--- Prompt ---
Write the lines out again, from the top of the material to the line containing "import * as d3 from 'd3';", pictures excluded.

•••

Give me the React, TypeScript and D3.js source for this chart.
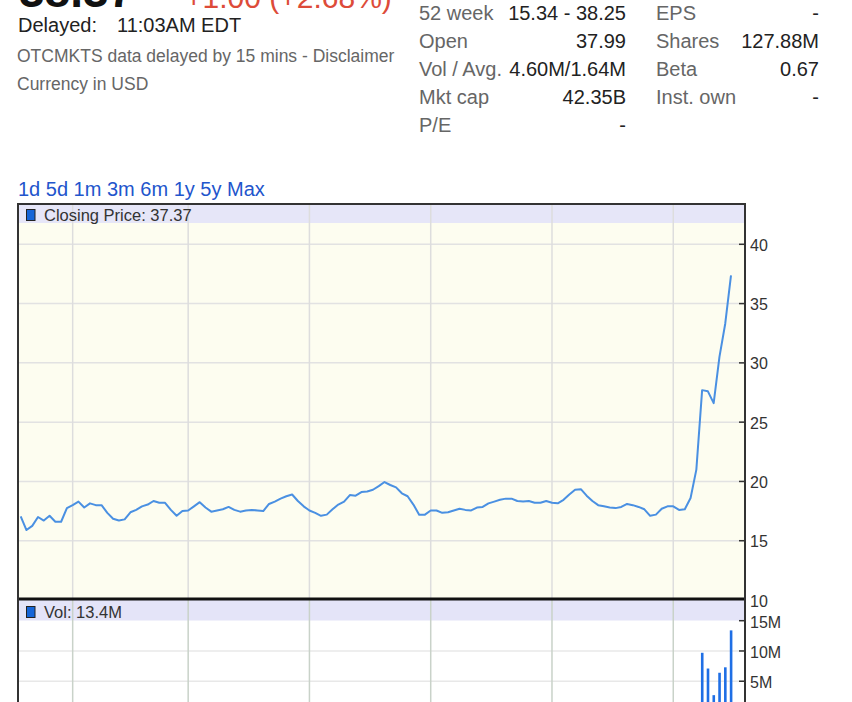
import React from 'react';
import * as d3 from 'd3';

// daily closes, oldest first (USD)
const closes = [
  17.05, 15.9, 16.25, 17.0, 16.7, 17.1, 16.6, 16.6, 17.75, 18.0,
  18.3, 17.8, 18.15, 18.0, 18.0, 17.35, 16.85, 16.7, 16.8, 17.4,
  17.6, 17.9, 18.05, 18.35, 18.2, 18.2, 17.6, 17.1, 17.5, 17.55,
  17.9, 18.25, 17.8, 17.45, 17.55, 17.65, 17.85, 17.6, 17.45, 17.55,
  17.6, 17.55, 17.5, 18.1, 18.3, 18.55, 18.75, 18.9, 18.35, 17.9,
  17.55, 17.35, 17.1, 17.2, 17.65, 18.05, 18.3, 18.85, 18.8, 19.1,
  19.15, 19.3, 19.6, 19.95, 19.7, 19.5, 19.0, 18.75, 18.05, 17.2,
  17.2, 17.55, 17.55, 17.35, 17.4, 17.55, 17.7, 17.6, 17.55, 17.8,
  17.85, 18.15, 18.3, 18.45, 18.55, 18.55, 18.35, 18.3, 18.35, 18.2,
  18.2, 18.35, 18.2, 18.15, 18.45, 18.9, 19.3, 19.35, 18.8, 18.35,
  18.0, 17.9, 17.8, 17.75, 17.85, 18.1, 18.0, 17.85, 17.65, 17.1,
  17.2, 17.7, 17.9, 17.9, 17.6, 17.65, 18.6, 21.0, 27.7, 27.6,
  26.6, 30.5, 33.3, 37.37,
];
// volume in millions for the last sessions (earlier ones sit below the view)
const volumeTail = [9.7, 7.1, 2.7, 6.4, 7.3, 13.4];
const priceTicks = [10, 15, 20, 25, 30, 35, 40];
const volTicks = [5, 10, 15];
// session index where each month starts
const monthStarts = [9, 29, 50, 71, 92, 113];
const ranges = ['1d', '5d', '1m', '3m', '6m', '1y', '5y', 'Max'];
const statsLeft = [
  ['52 week', '15.34 - 38.25'],
  ['Open', '37.99'],
  ['Vol / Avg.', '4.60M/1.64M'],
  ['Mkt cap', '42.35B'],
  ['P/E', '-'],
];
const statsRight = [
  ['EPS', '-'],
  ['Shares', '127.88M'],
  ['Beta', '0.67'],
  ['Inst. own', '-'],
];

const W = 852;
const H = 702;
const font = "'Liberation Sans', Arial, Helvetica, sans-serif";

const App: React.FC = () => {
  const left = 18;
  const right = 745;
  const top = 204;
  const sep = 599;

  const x = d3.scaleLinear().domain([0, closes.length - 1]).range([20.7, 731]);
  const y = d3.scaleLinear().domain([10, 40]).range([600, 244.3]);
  const yv = d3.scaleLinear().domain([0, 15]).range([711.5, 620.7]);

  const line = d3.line<number>()
    .x((d, i) => x(i))
    .y(d => y(d));

  const volStart = closes.length - volumeTail.length;

  return (
    <svg width={W} height={H} style={{ position: 'absolute', left: 0, top: 0, display: 'block' }}
      fontFamily={font}>
      <rect width={W} height={H} fill="#fff" />

      {/* header (top of it is scrolled out of view) */}
      <text x={19} y={7} fontSize={46} fontWeight="bold" fill="#111">38.37</text>
      <text x={185} y={7.5} fontSize={30} fill="#dd4b39">+1.00 (+2.68%)</text>
      <text x={18} y={32} fontSize={20} fill="#222">Delayed:</text>
      <text x={117} y={32} fontSize={20} fill="#222">11:03AM EDT</text>
      <text x={17} y={61.5} fontSize={17.5} fill="#666">OTCMKTS data delayed by 15 mins - Disclaimer</text>
      <text x={17} y={89.5} fontSize={17.5} fill="#666">Currency in USD</text>

      {statsLeft.map((s, i) => (
        <g key={s[0]} fontSize={20}>
          <text x={419} y={19.5 + i * 28.2} fill="#666">{s[0]}</text>
          <text x={626} y={19.5 + i * 28.2} fill="#222" textAnchor="end">{s[1]}</text>
        </g>
      ))}
      {statsRight.map((s, i) => (
        <g key={s[0]} fontSize={20}>
          <text x={656} y={19.5 + i * 28.2} fill="#666">{s[0]}</text>
          <text x={819} y={19.5 + i * 28.2} fill="#222" textAnchor="end">{s[1]}</text>
        </g>
      ))}

      <text x={18} y={196} fontSize={20} fill="#2255cc">{ranges.join(' ')}</text>

      {/* price panel */}
      <rect x={left} y={top} width={right - left} height={sep - top} fill="#fdfdf0" />
      <rect x={left} y={top} width={right - left} height={19} fill="#e6e6f8" />
      {priceTicks.filter(t => t > 10).map(t => (
        <line key={t} x1={left} x2={right} y1={y(t)} y2={y(t)} stroke="#e2e2e2" strokeWidth={1.5} />
      ))}
      {monthStarts.map(m => (
        <line key={m} x1={x(m)} x2={x(m)} y1={top} y2={sep} stroke="#dddddd" strokeWidth={1.5} />
      ))}
      <path d={line(closes) || ''} fill="none" stroke="#4a90e2" strokeWidth={2} strokeLinejoin="round" />

      {/* volume panel */}
      <rect x={left} y={sep} width={right - left} height={H - sep} fill="#fff" />
      <rect x={left} y={sep + 1} width={right - left} height={20.5} fill="#e4e4f8" />
      {volTicks.filter(t => t < 15).map(t => (
        <line key={t} x1={left} x2={right} y1={yv(t)} y2={yv(t)} stroke="#e8e8e8" strokeWidth={1.5} />
      ))}
      {monthStarts.map(m => (
        <line key={m} x1={x(m)} x2={x(m)} y1={sep} y2={H} stroke="#c9d2c9" strokeWidth={1.5} />
      ))}
      {volumeTail.map((v, i) => (
        <rect key={i} x={x(volStart + i) - 1.2} y={yv(v)} width={2.6} height={H - yv(v)} fill="#1f6fe5" />
      ))}

      {/* frame */}
      <line x1={left} x2={right} y1={sep} y2={sep} stroke="#111" strokeWidth={3} />
      <line x1={left} x2={right} y1={top} y2={top} stroke="#333" strokeWidth={2} />
      <line x1={left} x2={left} y1={top - 1} y2={H} stroke="#333" strokeWidth={2} />
      <line x1={right} x2={right} y1={top - 1} y2={H} stroke="#333" strokeWidth={2} />

      {/* axes */}
      {priceTicks.map(t => (
        <g key={t}>
          {t > 10 && <line x1={right - 6} x2={right} y1={y(t)} y2={y(t)} stroke="#333" strokeWidth={1.5} />}
          <text x={750} y={y(t) + 6.5} fontSize={16} fill="#333">{t}</text>
        </g>
      ))}
      {volTicks.map(t => (
        <g key={t}>
          <line x1={right - 6} x2={right} y1={yv(t)} y2={yv(t)} stroke="#333" strokeWidth={1.5} />
          <text x={750} y={yv(t) + 7} fontSize={16} fill="#333">{t + 'M'}</text>
        </g>
      ))}

      {/* legends */}
      <rect x={26.5} y={209.5} width={8.5} height={11} fill="#1565d8" stroke="#222" strokeWidth={1} />
      <text x={44} y={221} fontSize={16.5} fill="#333">Closing Price: 37.37</text>
      <rect x={26.5} y={606.5} width={8.5} height={11} fill="#1565d8" stroke="#222" strokeWidth={1} />
      <text x={44} y={618} fontSize={16.5} fill="#333">Vol: 13.4M</text>
    </svg>
  );
};

export default App;
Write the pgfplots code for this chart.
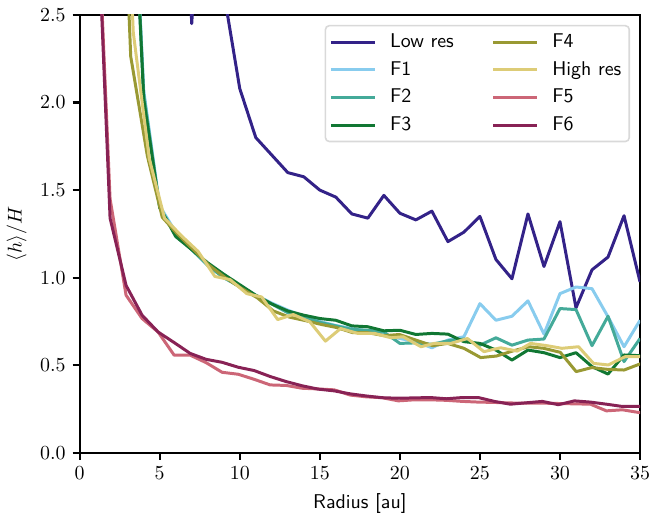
\documentclass[border=0pt]{standalone}
\usepackage{pgfplots}
\pgfplotsset{compat=1.18}
\definecolor{clow}{HTML}{332288}
\definecolor{cfa}{HTML}{88CCEE}
\definecolor{cfb}{HTML}{44AA99}
\definecolor{cfc}{HTML}{117733}
\definecolor{cfd}{HTML}{999933}
\definecolor{chigh}{HTML}{DDCC77}
\definecolor{cfe}{HTML}{CC6677}
\definecolor{cff}{HTML}{882255}
\begin{document}
\begin{tikzpicture}
\begin{axis}[name=ax, scale only axis, width=281.5pt, height=220pt,
  xmin=0, xmax=35, ymin=0, ymax=2.5,
  xtick={0,5,...,35}, ytick={0,0.5,1,1.5,2,2.5},
  yticklabel style={/pgf/number format/.cd,fixed,fixed zerofill,precision=1},
  xticklabel style={inner xsep=0pt},
  tick align=outside, tick pos=left, major tick length=3.5pt,
  every tick/.style={black, line width=1.1pt},
  axis line style={line width=1.1pt},
  xlabel={\sffamily Radius [au]}, ylabel={$\langle h\rangle/H$},
  every axis plot/.append style={line width=1.5pt, line join=round},
  legend columns=2, legend cell align=left,
  legend image code/.code={\draw[#1] (0pt,0pt) -- (22pt,0pt);},
  legend style={at={(1,1)}, anchor=north east, xshift=-5pt, yshift=-5pt,
    draw=black!15, line width=0.8pt, rounded corners=2pt, fill=white, fill opacity=0.8, text opacity=1,
    font=\sffamily, inner xsep=2pt, inner ysep=2pt,
    /tikz/every odd column/.append style={column sep=5pt},
    /tikz/every even column/.append style={column sep=17pt},
    row sep=1.5pt},
]
% Low res
\addplot[clow, forget plot] coordinates {(1,12)(2,10)(3,8)(4,6)(5,5)(6,4.5)(7,2.45)(8,4.0)(9,2.63)(10,2.08)(11,1.80)(12,1.70)(13,1.60)(14,1.576)(15,1.50)(16,1.46)(17,1.364)(18,1.34)(19,1.47)(20,1.368)(21,1.33)(22,1.38)(23,1.206)(24,1.26)(25,1.35)(26,1.104)(27,0.994)(28,1.364)(29,1.064)(30,1.32)(31,0.828)(32,1.045)(33,1.118)(34,1.354)(35,0.976)};
% F1
\addplot[cfa, forget plot] coordinates {(3,4.0)(4,2.07)(5,1.41)(6,1.26)(7,1.165)(8,1.075)(9,1.0)(10,0.95)(11,0.90)(12,0.855)(13,0.815)(14,0.78)(15,0.75)(16,0.727)(17,0.71)(18,0.695)(19,0.672)(20,0.653)(21,0.635)(22,0.60)(23,0.644)(24,0.663)(25,0.852)(26,0.757)(27,0.78)(28,0.868)(29,0.678)(30,0.909)(31,0.947)(32,0.9375)(33,0.777)(34,0.606)(35,0.757)};
% F2
\addplot[cfb, forget plot] coordinates {(3,4.0)(4,2.05)(5,1.40)(6,1.25)(7,1.16)(8,1.07)(9,1.0)(10,0.95)(11,0.895)(12,0.85)(13,0.80)(14,0.775)(15,0.745)(16,0.725)(17,0.705)(18,0.70)(19,0.69)(20,0.625)(21,0.628)(22,0.62)(23,0.64)(24,0.65)(25,0.615)(26,0.657)(27,0.615)(28,0.644)(29,0.65)(30,0.824)(31,0.818)(32,0.612)(33,0.78)(34,0.521)(35,0.653)};
% F3
\addplot[cfc, forget plot] coordinates {(3,4.0)(4,2.02)(5,1.40)(6,1.235)(7,1.16)(8,1.085)(9,1.02)(10,0.96)(11,0.90)(12,0.85)(13,0.81)(14,0.786)(15,0.767)(16,0.757)(17,0.725)(18,0.72)(19,0.697)(20,0.70)(21,0.676)(22,0.682)(23,0.678)(24,0.635)(25,0.625)(26,0.587)(27,0.53)(28,0.587)(29,0.572)(30,0.544)(31,0.572)(32,0.4925)(33,0.45)(34,0.559)(35,0.555)};
% F4
\addplot[cfd, forget plot] coordinates {(2.2,4.5)(3.19,2.263)(4.23,1.695)(5.16,1.345)(6.1,1.25)(7.1,1.16)(8.1,1.07)(9.1,1.0)(10.1,0.94)(11.1,0.885)(12.1,0.81)(13.1,0.775)(14.1,0.755)(15.1,0.733)(16.03,0.716)(17.07,0.686)(18,0.686)(19.04,0.669)(19.97,0.676)(21,0.644)(22.04,0.612)(22.98,0.625)(24,0.597)(25.05,0.544)(26.04,0.553)(27.02,0.581)(28.05,0.606)(28.98,0.597)(30.02,0.574)(31.01,0.464)(31.99,0.487)(32.96,0.477)(34,0.473)(34.95,0.506)(35.5,0.52)};
% High res
\addplot[chigh, forget plot] coordinates {(2.35,4.5)(3.35,2.40)(4.35,1.68)(5.3,1.34)(6.35,1.24)(7.4,1.15)(8.45,1.007)(9.4,0.989)(10.44,0.909)(11.37,0.89)(12.37,0.761)(13.34,0.79)(14.38,0.748)(15.35,0.638)(16.3,0.71)(17.38,0.682)(18.42,0.682)(19.45,0.657)(20.2,0.663)(21.32,0.606)(22.14,0.625)(23.18,0.625)(24.22,0.653)(25.25,0.578)(26.29,0.60)(27.33,0.581)(28.16,0.625)(29.19,0.612)(30.12,0.597)(31.16,0.606)(32.09,0.511)(33.02,0.502)(34.06,0.549)(35.06,0.549)};
% F5
\addplot[cfe, forget plot] coordinates {(0.9,3.6)(1.9,1.45)(2.9,0.90)(3.9,0.767)(4.9,0.69)(5.9,0.558)(6.9,0.558)(7.9,0.515)(8.9,0.46)(9.9,0.449)(10.9,0.42)(11.9,0.388)(12.9,0.385)(13.9,0.369)(14.9,0.365)(15.9,0.36)(16.9,0.33)(17.9,0.32)(18.9,0.315)(19.9,0.297)(20.9,0.303)(21.9,0.303)(22.9,0.30)(23.9,0.294)(24.9,0.29)(25.9,0.288)(26.9,0.285)(27.9,0.284)(28.9,0.284)(29.9,0.282)(30.9,0.28)(31.9,0.278)(32.9,0.24)(33.9,0.246)(34.9,0.231)(35.9,0.225)};
% F6
\addplot[cff, forget plot] coordinates {(0.9,3.57)(1.9,1.34)(2.9,0.956)(3.9,0.786)(4.9,0.69)(5.9,0.63)(6.9,0.568)(7.9,0.534)(8.9,0.517)(9.9,0.489)(10.9,0.47)(11.9,0.436)(12.9,0.407)(13.9,0.383)(14.9,0.364)(15.9,0.354)(16.9,0.337)(17.9,0.325)(18.9,0.315)(19.9,0.312)(20.9,0.314)(21.9,0.316)(22.9,0.309)(23.9,0.316)(24.9,0.316)(25.9,0.294)(26.9,0.278)(27.9,0.286)(28.9,0.294)(29.9,0.275)(30.9,0.297)(31.9,0.29)(32.9,0.278)(33.9,0.265)(34.9,0.265)(35.9,0.265)};
% legend (column-major order)
\addlegendimage{clow, line width=1.5pt}\addlegendentry{Low res}
\addlegendimage{cfd, line width=1.5pt}\addlegendentry{F4}
\addlegendimage{cfa, line width=1.5pt}\addlegendentry{F1}
\addlegendimage{chigh, line width=1.5pt}\addlegendentry{High res}
\addlegendimage{cfb, line width=1.5pt}\addlegendentry{F2}
\addlegendimage{cfe, line width=1.5pt}\addlegendentry{F5}
\addlegendimage{cfc, line width=1.5pt}\addlegendentry{F3}
\addlegendimage{cff, line width=1.5pt}\addlegendentry{F6}
\end{axis}
\path ([shift={(-38.5pt,-30pt)}]ax.south west) rectangle ([shift={(5pt,7.5pt)}]ax.north east);
\end{tikzpicture}
\end{document}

•••

--- Answer to this problem ---
Give me the React, TypeScript and D3.js source for this chart.
import React from 'react';
import * as d3 from 'd3';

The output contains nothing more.